Hospitals:  Stents ‘R Us hospital in our town just built a large cardiology wing costing 600 gazillion dollars. They did this using money from a procedure that has not been shown to prolong life or save lives. Sure, stents make a lot of sense logically (opening a blockage is a good thing, one would think), but it is — as of now — an unproven thing.  But the marble lobby and the spiral staircase bear witness to the fact that they are not only paid for — they are paid for quite handsomely.  Eat up, kitty.

Ancillary Services: Why does a CT scan in India cost a fraction of the cost in the U.S.? Are scanners more expensive in the country in which they are made? Are the companies that sell the CT scanners warm-hearted toward the people of India? No, CT scans are expensive in the U.S. because they can be. Again, it’s the fact that the third-party payors shield consumers from the exorbitant amounts charged that makes it reasonable to price CT scans out of the realm of affordability. So what do the payers do about these high costs? They pass them on to the taxpayers or raise the rates of the insurance policies. It doesn’t hurt them to pay so much, so they just keep feeding the kitty.

Doctors: Yes, we doctors are not immune to eating the cat food. Some docs pile up the number of appointments, giving less time for care so they can make more money.  We primary care docs are stuck with a decision between money and quality of care. It’s a terrible decision to have to make, and many decide that money is the most important thing. Other PCPs just order a lot of tests from their own labs or x-ray facilities. We did this for a while, but the seductiveness of the dollar sign was too much for us and so we got rid of our x-ray equipment.

Then there are the highly paid specialists. A banker friend of mine recently told me about a specialist who was complaining about how horrible reimbursement is, and how bad medicine is now.
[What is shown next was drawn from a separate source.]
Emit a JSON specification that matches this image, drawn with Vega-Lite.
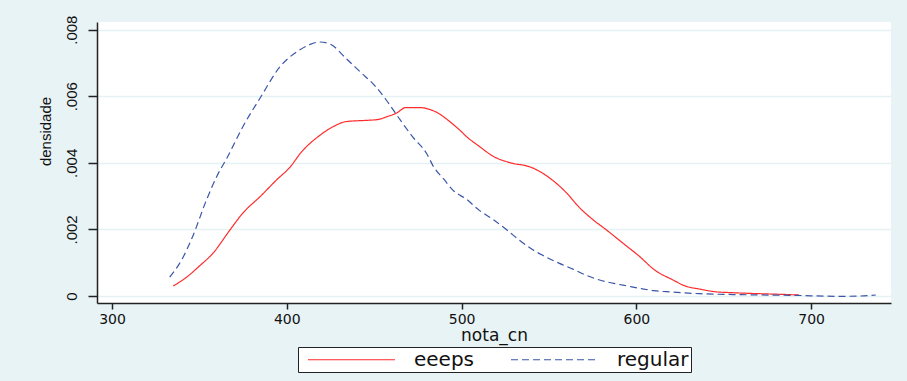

Then he found out that this doctor earns over $750,000 per year.  Why do docs see so many patients that they can’t offer good care, and why do other docs feel entitled to incredibly large salaries? Because they can. Someone keeps filling the bowl.

Third-Party Payors

I think that the biggest cause of this gluttony is the third-party payor system which hides the cost from the consumer and gets us all used to the idea of paying for all that cat food. How many people are getting rich off of medicine? How many professions wouldn’t exist without this all-you-can-eat buffet of cat chow? How many companies are rewarding investors with huge profits because their devices or drugs are paid far above their cost of manufacture?

All of this money is thrown at care, and what does it get us? Does it get us better care?  Does it get us longer lives? Does it get us happier patients, or satisfied doctors?

No, it just gets us a bunch of lard-butt kitties meowing for more to eat.

Rob Lamberts, MD, is an internal medicine-pediatrics physician who blogs at More Musings (of a Distractible Kind).